And With All Your Strength
Rabbi Chaim Moshe Palarz
Based upon the Sefer Tiferes Torah in Parshas Va’eschanan,
by HaRav HaGoan Rebbi Shimshon Dovid Pincus זצק"ל
The Midrash Tanchuma in Parshas Noach asks a question, “Why in the first paragraph [of krias shema] do we add u’b’kol m’odecha and in the second paragraph [of krias shema] we say only b’kol l’vavechem (with all of your hearts) u’b’kol nafshechem (and with all of your souls), and we don’t say u’b’kol m’odecha? See also what is written on this question in the beginning of the second sha’ar (gate) of the Nefesh HaChaim [Sefer written by R. Chaim Volozhin].
In trepidation, Rav Pincus himself posits his own answer to this question. According to the Ramban, u’b’kol m’odecha means with all the m’ode, that is m’ode m’ode; with all [your] strength. Indeed, there were righteous people that fulfilled this according to its simple meaning, as the following story about the Chazon Ish ז"ל illustrates. They once found the Chazon Ish ז"ל lying on the floor next to his bed. He said that he usually left himself enough strength after learning to make it to his bed. Today however, he learned a little bit more than usual and he did not have enough strength to make it to his bed! This is the simple meaning of u’b’kol m’odecha, not just m’ode m’ode, rather with all of [your] m’ode m’ode (strength). The Targum Onkelos however, does not translate u’b’kol m’odecha this way; rather he translates it with all of your property. This is because that there is no requirement in halacha to serve with all of your strength, so what we are left to learn is that it is necessary to give up all of your money in order not to transgress a negative prohibition. Rav Pincus stresses though, that the simple meaning is with all of [your] m’ode m’ode (strength).
There is a tradition from the GRA (Goan from Vilna) that everything in the Torah can be fulfilled according to its simple meaning, even though the simple meaning is very different. For example, the holy Rebbi Zundelז"ל was seen walking in Yerushalayim outside of the walls and counting houses in order to fulfill the pasuk “sovu tzion v’hakifooha, sifroo migdaleha“ (“walk about zion and encircle her, count her towers” Tehilim 48:13) even though there is certainly no mitzvah or law that says to do so. Similarly, they tell of Rebbi Chaim Volozhin ז"ל that he would lie down on the floor after his students would leave his house in order to fulfill the language of the Rabbis of blessed memory “hevi misabake ba’afar ragleyhem” (“sit in the dust of their feet” Pikei Avos 1:4). His actions are even more of a novelty since they did not have a source in the Torah.
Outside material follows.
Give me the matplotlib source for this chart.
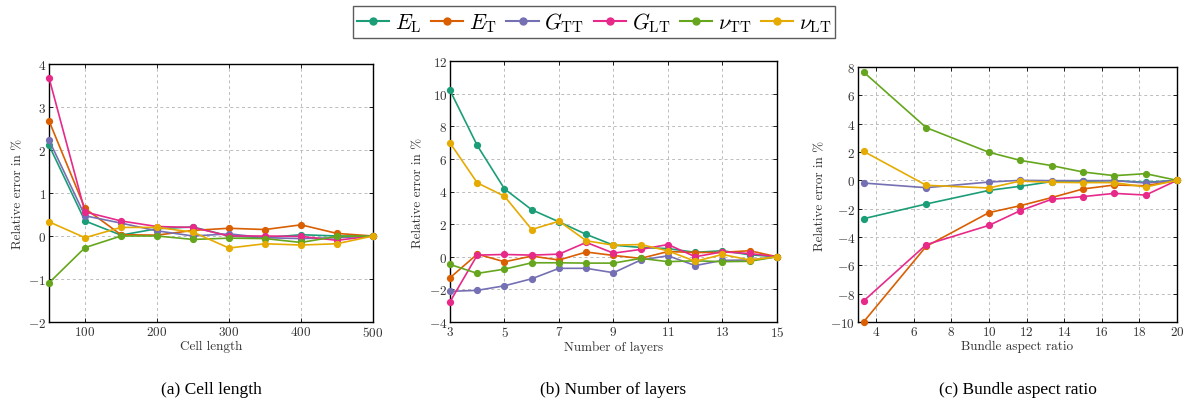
import numpy as np
import matplotlib
matplotlib.use("Agg")
import matplotlib.pyplot as plt
from matplotlib.lines import Line2D

plt.rcParams['font.family'] = 'serif'
plt.rcParams['font.serif'] = ['cmr10']
plt.rcParams['mathtext.fontset'] = 'cm'
plt.rcParams['axes.formatter.use_mathtext'] = True
plt.rcParams['axes.unicode_minus'] = True

# Dark2 palette, one colour per elastic constant
names = [r'$E_\mathrm{L}$', r'$E_\mathrm{T}$', r'$G_\mathrm{TT}$',
         r'$G_\mathrm{LT}$', r'$\nu_\mathrm{TT}$', r'$\nu_\mathrm{LT}$']
colors = ['#1b9e77', '#d95f02', '#7570b3', '#e7298a', '#66a61e', '#e6ab02']

# (a) cell length
cell_length = [50, 100, 150, 200, 250, 300, 350, 400, 450, 500]
err_cell = [
    [2.11, 0.35, 0.02, 0.17, 0.21, 0.00, -0.04, 0.03, 0.00, 0.0],    # E_L
    [2.68, 0.64, 0.03, 0.02, 0.13, 0.18, 0.15, 0.26, 0.06, 0.0],     # E_T
    [2.23, 0.47, 0.30, 0.12, 0.00, 0.05, -0.04, -0.06, -0.04, 0.0],  # G_TT
    [3.68, 0.56, 0.35, 0.22, 0.20, 0.00, 0.00, -0.01, -0.10, 0.0],   # G_LT
    [-1.09, -0.27, 0.00, 0.00, -0.08, -0.05, -0.06, -0.15, -0.01, 0.0],  # nu_TT
    [0.33, -0.04, 0.20, 0.20, 0.09, -0.28, -0.18, -0.21, -0.18, 0.0],    # nu_LT
]

# (b) number of layers
n_layers = [3, 4, 5, 6, 7, 8, 9, 10, 11, 12, 13, 14, 15]
err_layers = [
    [10.2, 6.82, 4.16, 2.88, 2.14, 1.37, 0.71, 0.57, 0.50, 0.27, 0.37, 0.12, 0.0],
    [-1.29, 0.16, -0.31, 0.04, -0.20, 0.29, 0.08, -0.10, 0.32, 0.26, 0.27, 0.37, 0.0],
    [-2.12, -2.06, -1.78, -1.35, -0.71, -0.71, -0.98, -0.20, 0.06, -0.54, -0.22, -0.20, 0.0],
    [-2.76, 0.10, 0.14, 0.10, 0.16, 0.88, 0.22, 0.45, 0.75, 0.00, 0.30, 0.20, 0.0],
    [-0.47, -1.02, -0.76, -0.37, -0.37, -0.39, -0.39, -0.10, -0.30, -0.25, -0.30, -0.28, 0.0],
    [6.98, 4.53, 3.71, 1.67, 2.18, 0.98, 0.71, 0.75, 0.36, -0.28, 0.14, -0.20, 0.0],
]

# (c) bundle aspect ratio
aspect = [10/3, 20/3, 10, 35/3, 40/3, 15, 50/3, 55/3, 20]
err_aspect = [
    [-2.71, -1.67, -0.71, -0.42, -0.09, -0.07, -0.02, -0.14, 0.0],
    [-10.0, -4.66, -2.28, -1.79, -1.22, -0.61, -0.33, -0.38, 0.0],
    [-0.19, -0.52, -0.12, 0.00, -0.02, -0.02, -0.02, -0.19, 0.0],
    [-8.52, -4.54, -3.18, -2.14, -1.34, -1.15, -0.92, -1.04, 0.0],
    [7.65, 3.72, 1.98, 1.41, 1.04, 0.59, 0.33, 0.47, 0.0],
    [2.05, -0.35, -0.54, -0.05, -0.14, -0.16, -0.16, -0.47, 0.0],
]

panels = [
    dict(x=cell_length, y=err_cell, xlabel='Cell length', caption='(a) Cell length',
         xlim=(50, 500), ylim=(-2, 4), xticks=np.arange(100, 501, 100), yticks=np.arange(-2, 5, 1),
         rect=[49/1188, 1-323/406, 324/1188, 258/406]),
    dict(x=n_layers, y=err_layers, xlabel='Number of layers', caption='(b) Number of layers',
         xlim=(3, 15), ylim=(-4, 12), xticks=np.arange(3, 16, 2), yticks=np.arange(-4, 13, 2),
         rect=[450/1188, 1-323/406, 327/1188, 261/406]),
    dict(x=aspect, y=err_aspect, xlabel='Bundle aspect ratio', caption='(c) Bundle aspect ratio',
         xlim=(3.04, 20), ylim=(-10, 8), xticks=np.arange(4, 21, 2), yticks=np.arange(-10, 9, 2),
         rect=[858/1188, 1-323/406, 319/1188, 255/406]),
]

fig = plt.figure(figsize=(11.88, 4.06), dpi=100)

for p in panels:
    ax = fig.add_axes(p['rect'])
    for ys, c in zip(p['y'], colors):
        ax.plot(p['x'], ys, color=c, lw=1.2, marker='o', ms=4.2, clip_on=False, zorder=3)
    ax.set_xlim(*p['xlim'])
    ax.set_ylim(*p['ylim'])
    ax.set_xticks(p['xticks'])
    ax.set_yticks(p['yticks'])
    ax.grid(True, color='#bcbcbc', linestyle=(0, (3, 3)), linewidth=0.7)
    ax.tick_params(direction='in', top=True, right=True, length=3, width=0.6,
                   labelsize=9.5, colors='black', labelcolor='#333333', pad=2)
    for s in ax.spines.values():
        s.set_linewidth(1.0)
    ax.set_xlabel(p['xlabel'], fontsize=9.5, color='#333333', labelpad=1)
    ax.set_ylabel('Relative error in %', fontsize=9.5, color='#333333', labelpad=3)
    cx = p['rect'][0] + p['rect'][2] / 2
    fig.text(cx, 1 - 390/406, p['caption'], ha='center', va='center',
             fontsize=12.5, family='Liberation Serif')

handles = [Line2D([], [], color=c, lw=1.5, marker='o', ms=5) for c in colors]
leg = fig.legend(handles, names, loc='upper center', bbox_to_anchor=(0.5, 0.993),
                 ncol=6, frameon=True, fancybox=False, fontsize=15.5, handlelength=1.5,
                 handletextpad=0.25, columnspacing=0.45, borderpad=0.2,
                 borderaxespad=0.2)
leg.get_frame().set_edgecolor('#333333')
leg.get_frame().set_linewidth(1.0)

fig.savefig('out.png', dpi=100)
The source was a Rabbinic one, and there isn’t even a virtuous act involved here. He merely fulfilled the pasuk according to its simple meaning. Even more so here, with u’b’kol m’odecha, certainly the understanding of it is according to its simple meaning - with all of [your] m’ode m’ode [strength]. In addition, even though there is no legal obligation, surely it is the intention of the Torah that the simple meaning be followed. This is the inheritance of the special few that fulfill the Torah in keeping with its simple meaning, according to the rule “sh’ain mikra yotzai miday pshuto” (that the Torah does not leave its simple meaning), and serve Hashem, especially in the area of the learning of the Torah, until the last drop of their blood.
Thus, it is clear why u’b’kol m’odecha is written in the first paragraph [of krias shema] and not in the second paragraph. It fits in very well with the message of the first paragraph that we need to love Hashem with all of our strength, while in the second paragraph we find the condition of blessings and curses, that if we don’t serve Him properly we will be punished “… and Hashem will get angry at us and close the heavens …”. It is therefore impossible to write that if we don’t love Hashem with all of our strength we will receive punishments and curses.
Another reason why u’b’kol m’odecha is written in the first paragraph [of krias shema] and not in the second paragraph is that the first paragraph is written in the first person “b’kol l’vavechem (with all of your hearts)” and “u’b’kol nafshechem (and with all of your souls),” so it follows that it says u’b’kol m’odecha (also in the first person), that this is the inheritance of the special few. On the other hand, the second paragraph that is written in the plural does not say “u’b’kol m’odechem, for it is not possible to command such a thing on a group.
One that merits to serve Hashem with all his strength will certainly do so from exalted heights.